これに対し産経新聞は「核燃料サイクル 資源無視した使い捨て論(産経新聞5月24日付主張(社説))」として、ウランは有限資源であり、世界中でいまのペースで使い続ければ六十年で枯渇するため、現在のウランの価格が比較的安価なことをとらえてウランの使い捨てを主張する人たちがいるが、核燃サイクルを推進するべきであると主張しています。

資源の有効活用もコスト削減も重要な話です。しかし、それぞれの話の根拠となっている推定資源量が270年と60年と大きく違うのはどうしてなんでしょうか。
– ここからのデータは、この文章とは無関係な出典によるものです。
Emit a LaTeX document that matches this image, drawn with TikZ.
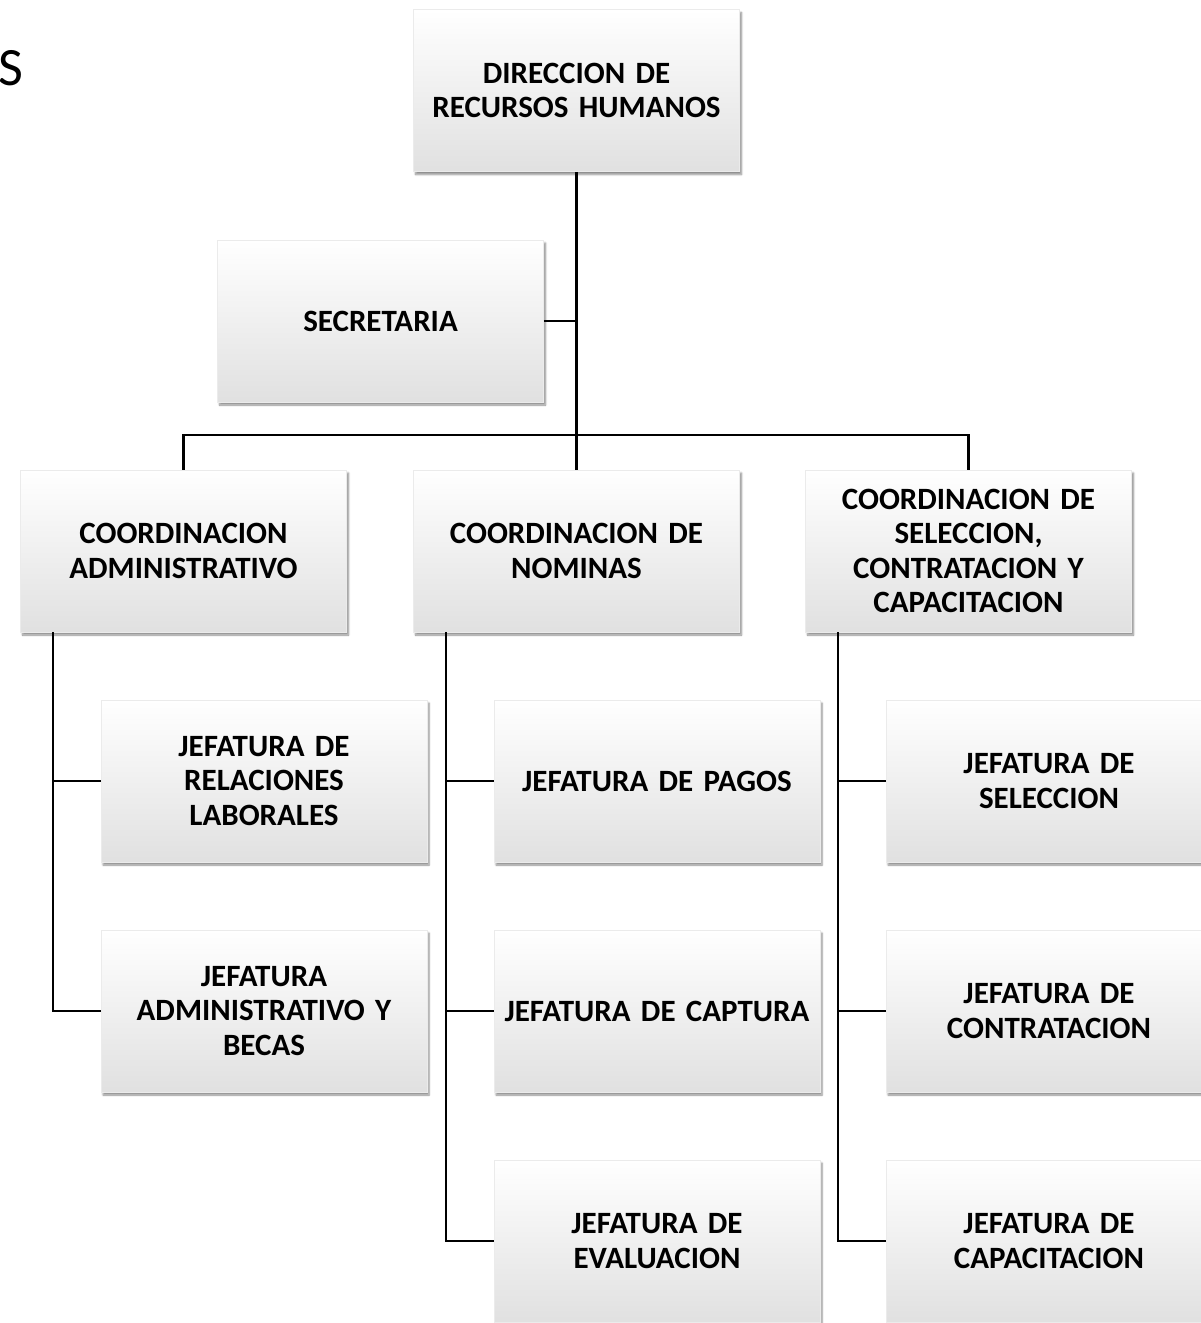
\documentclass[tikz,border=0pt]{standalone}
\usepackage{fontspec}
\setmainfont{Carlito}
\usetikzlibrary{shadows.blur,calc}
\begin{document}
\begin{tikzpicture}[x=1pt,y=-1pt,
  box/.style={minimum width=326pt,minimum height=162pt,inner sep=0pt,
    text width=322pt,align=center,
    font=\fontsize{31}{34.5}\selectfont\bfseries,
    shading=axis,top color=white,middle color=white,bottom color=black!12,
    draw=black!8,line width=0.6pt,
    blur shadow={shadow xshift=2pt,shadow yshift=-3pt,shadow blur steps=6,shadow opacity=45}},
  conn/.style={draw=black,line width=2.2pt}]
\useasboundingbox (0,0) rectangle (1201,1323);
\clip (0,0) rectangle (1201,1323);
\node[anchor=base west,inner sep=0pt,font=\fontsize{54}{60}\selectfont] (ttl) at (-2,85) {S};
\node[box] (dir) at (576.5,90.5) {DIRECCION DE\\RECURSOS HUMANOS};
\node[box] (sec) at (380.5,321) {SECRETARIA};
\node[box] (cadm) at (183.5,551) {COORDINACION\\ADMINISTRATIVO};
\node[box] (cnom) at (576.5,551) {COORDINACION DE\\NOMINAS};
\node[box] (csel) at (968.5,551) {COORDINACION DE\\SELECCION,\\CONTRATACION Y\\CAPACITACION};
\node[box] (jrel) at (264,781) {JEFATURA DE\\RELACIONES\\LABORALES};
\node[box] (jadm) at (264,1011) {JEFATURA\\ADMINISTRATIVO Y\\BECAS};
\node[box] (jpag) at (657,781) {JEFATURA DE PAGOS};
\node[box] (jcap) at (657,1011) {JEFATURA DE CAPTURA};
\node[box] (jeva) at (657,1241) {JEFATURA DE\\EVALUACION};
\node[box] (jsel) at (1049,781) {JEFATURA DE\\SELECCION};
\node[box] (jcon) at (1049,1011) {JEFATURA DE\\CONTRATACION};
\node[box] (jcpt) at (1049,1241) {JEFATURA DE\\CAPACITACION};
% top connectors
\coordinate (hub) at (576.5,435);
\draw[conn] (dir.south) -- (hub);
\draw[conn] (sec.east) -- (sec.east -| dir.south);
\draw[conn] (cadm.north) |- (hub) -| (csel.north);
\draw[conn] (hub) -- (cnom.north);
% left branch
\coordinate (ax) at ($(cadm.south west)+(33,0)$);
\draw[conn] (ax) |- (jadm.west);
\draw[conn] (ax |- jrel.west) -- (jrel.west);
% middle branch
\coordinate (bx) at ($(cnom.south west)+(33,0)$);
\draw[conn] (bx) |- (jeva.west);
\draw[conn] (bx |- jpag.west) -- (jpag.west);
\draw[conn] (bx |- jcap.west) -- (jcap.west);
% right branch
\coordinate (cx) at ($(csel.south west)+(33,0)$);
\draw[conn] (cx) |- (jcpt.west);
\draw[conn] (cx |- jsel.west) -- (jsel.west);
\draw[conn] (cx |- jcon.west) -- (jcon.west);
\end{tikzpicture}
\end{document}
双方とも都合の悪い資料は使っていないのでしょうか。

探査機「のぞみ」の失敗の原因

日本初の惑星探査機「のぞみ」失敗に関する報告書を宇宙開発委員会がまとめたと報道がありました。

現在のところ朝日新聞と読売新聞が報道していますが、なぜか内容が違います。朝日新聞は「探査機「のぞみ」失敗は「偶発的故障」 原因特定は困難」として、電気回路のどの部品が故障したのかまでは絞りこめなかった、部品の偶発故障であろうと結論づけた、と報道しています。これに対し読売新聞は「火星探査機「のぞみ」の失敗、米国製バルブが原因」として、燃料供給システムで使われた米国製バルブの設計変更によって問題が発生する可能性を把握していなかったことが原因であると結論づけた、と報道しています。
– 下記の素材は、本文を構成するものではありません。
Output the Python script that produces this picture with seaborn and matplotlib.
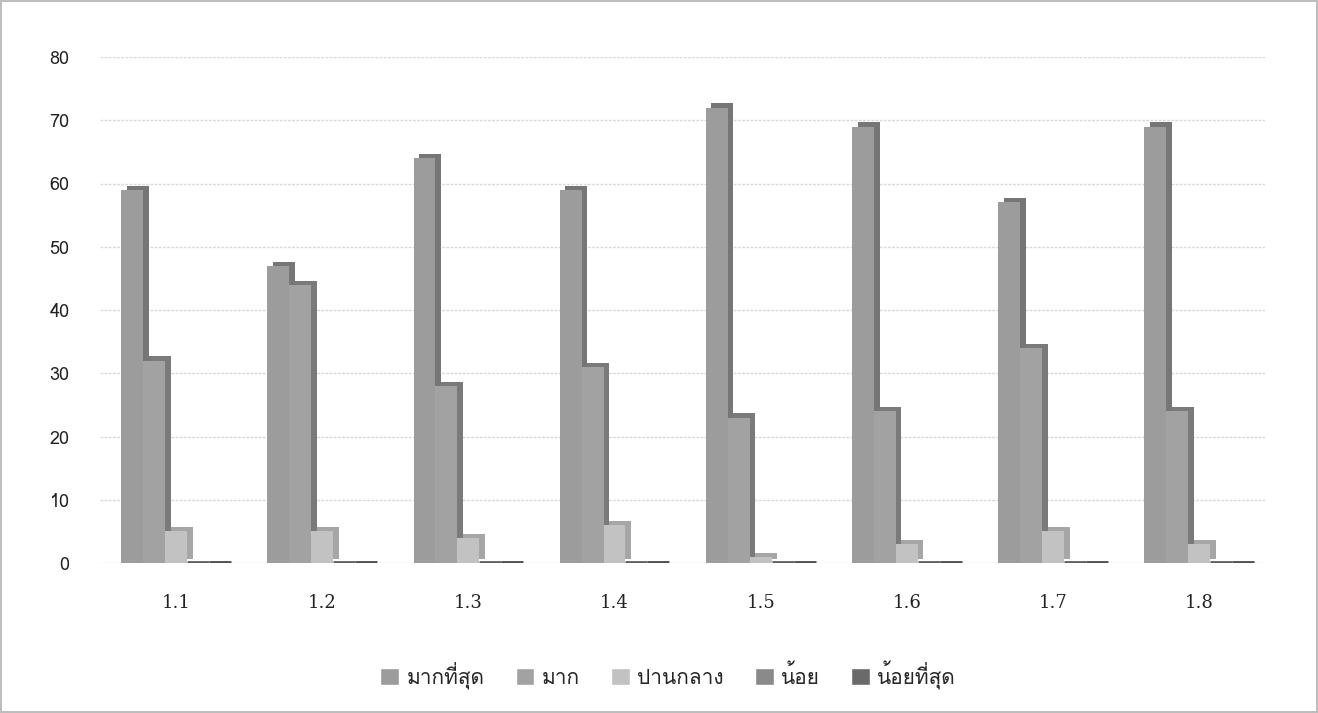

マスコミが、とくに科学分野において、正確な情報を報道しないことがあります。それは担当記者のその分野での知識不足によるものですが、この件は知識不足と言う問題では無いでしょう。報告書の結論が報道機関によって異なる、とはどういうことなんでしょうか。

なお、当の宇宙航空研究開発機構のサイトには報告書はまだ掲載されていませんので、どちらの報道が正しいのかわかりません(そもそもどちらも正しくない可能性もあります)。
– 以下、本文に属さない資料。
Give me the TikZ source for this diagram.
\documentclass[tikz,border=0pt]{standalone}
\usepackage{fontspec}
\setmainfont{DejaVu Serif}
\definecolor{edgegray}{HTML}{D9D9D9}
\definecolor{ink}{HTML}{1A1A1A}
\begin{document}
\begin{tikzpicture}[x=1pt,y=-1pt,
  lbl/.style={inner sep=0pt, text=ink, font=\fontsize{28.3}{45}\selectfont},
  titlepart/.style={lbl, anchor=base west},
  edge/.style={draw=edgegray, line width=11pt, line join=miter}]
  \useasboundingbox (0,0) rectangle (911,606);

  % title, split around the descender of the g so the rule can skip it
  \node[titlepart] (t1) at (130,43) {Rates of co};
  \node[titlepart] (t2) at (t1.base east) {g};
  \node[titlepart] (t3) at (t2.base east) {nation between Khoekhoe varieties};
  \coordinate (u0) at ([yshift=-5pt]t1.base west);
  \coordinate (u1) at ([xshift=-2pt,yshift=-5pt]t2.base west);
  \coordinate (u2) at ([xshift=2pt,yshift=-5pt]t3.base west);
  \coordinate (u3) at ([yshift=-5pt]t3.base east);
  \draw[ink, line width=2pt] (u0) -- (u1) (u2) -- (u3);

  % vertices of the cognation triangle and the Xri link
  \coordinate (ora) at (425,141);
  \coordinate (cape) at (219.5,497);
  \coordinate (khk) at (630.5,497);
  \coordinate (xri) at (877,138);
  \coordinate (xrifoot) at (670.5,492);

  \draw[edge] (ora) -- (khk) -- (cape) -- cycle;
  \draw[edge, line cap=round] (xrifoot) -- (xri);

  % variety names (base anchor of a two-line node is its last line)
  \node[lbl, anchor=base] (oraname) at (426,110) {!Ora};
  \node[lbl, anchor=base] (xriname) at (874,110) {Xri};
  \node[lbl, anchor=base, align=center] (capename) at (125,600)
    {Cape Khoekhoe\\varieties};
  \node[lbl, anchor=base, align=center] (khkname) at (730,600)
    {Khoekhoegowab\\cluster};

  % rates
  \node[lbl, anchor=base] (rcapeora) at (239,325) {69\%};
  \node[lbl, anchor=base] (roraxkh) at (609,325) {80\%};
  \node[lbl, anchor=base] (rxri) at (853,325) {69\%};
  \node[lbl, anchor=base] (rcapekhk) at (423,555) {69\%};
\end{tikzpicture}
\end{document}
それはそうと失敗の原因はきちんと特定しておかなければいけません。そうしないと失敗を繰り返すからです。朝日新聞が報道した「偶発的故障」が結論ではいけません。宇宙開発委員会の方々はわかっていますよね。

著作権法改正

今、国会では著作権法改正が審議されています。この改正案では輸入CDの制限が盛り込まれています(参考:輸入音楽CDは買えなくなるのか?(By IT media)1回目2回目)。

これは海外にライセンスし作製され、現地の物価に合わせ、国内のCDより安いCDを日本へ逆輸入しないようにし、著作権者を保護する目的があるそうです。

でもおかしいとは思いませんか。海外で作製されるCDの著作権料はライセンス料として著作権者に渡っているはずです(そうでないとしたら問題ですし)。こまるのは国内レコードレーベルです。

さらにこの改正案では副作用として海外レーベルが作製した洋楽CDが輸入できなくなる可能性がありあます。こうなると国内で手に入る洋楽は国内レーベルが作製した再販制度に守られた高い価格のCDに限られます。

今回の改正案で、得するのは国内レーベルであり、困るのはユーザです。改正案の建前の対象である著作権者はさほど影響されません。著作権法で守られるのが著作権者ではなく、レーベルになってしまっています。

今、グローバル化、ネットワークの進歩などで、旧来の著作権の考え方が通用しなくなってきています。先日逮捕されたWinnyの作者は、この著作権法の見直しを目指してWinnyを作製したと証言しています。

著作権法を一から見直す時が来ています。

デフレ脱却

本日付朝日新聞社説「景気の課題(1)――腰据えた金融政策を」、読売新聞社説「[日銀物価展望]最後の一マイルでも緩和を忍耐強く」とデフレ脱却・景気回復に向けた動きに関する社説がでました。

このような記事を読んでいて気になることがあります。経済は需要と供給によって成立しています。これらの記事には景気対策として供給側への政策が書かれていますが、需要側にはあまり触れられていません。

現在のデフレは簡単に言うと供給が需要を上まわっているからです。これを修正するためには供給を減らす、需要を増やす、の二通りしかありません。供給を減らすことは経済規模を縮小することですので、景気対策としては需要を増やすことが重要となります。

多くの景気対策記事を読むと、どうも需要側を増やすことが抜けているように感じます。一部の記事には原価高騰による物価上昇でデフレ脱却をめざすようなことが書かれていましたが、それはおかしいのではないでしょうか。価格が上昇しても、消費者にとって欲しくないものはいりません。消費者が欲しいものだけが、価格が上昇しても売れると思います。

もっと消費者の購買する立場から景気対策を考えてみるべきではないでしょうか。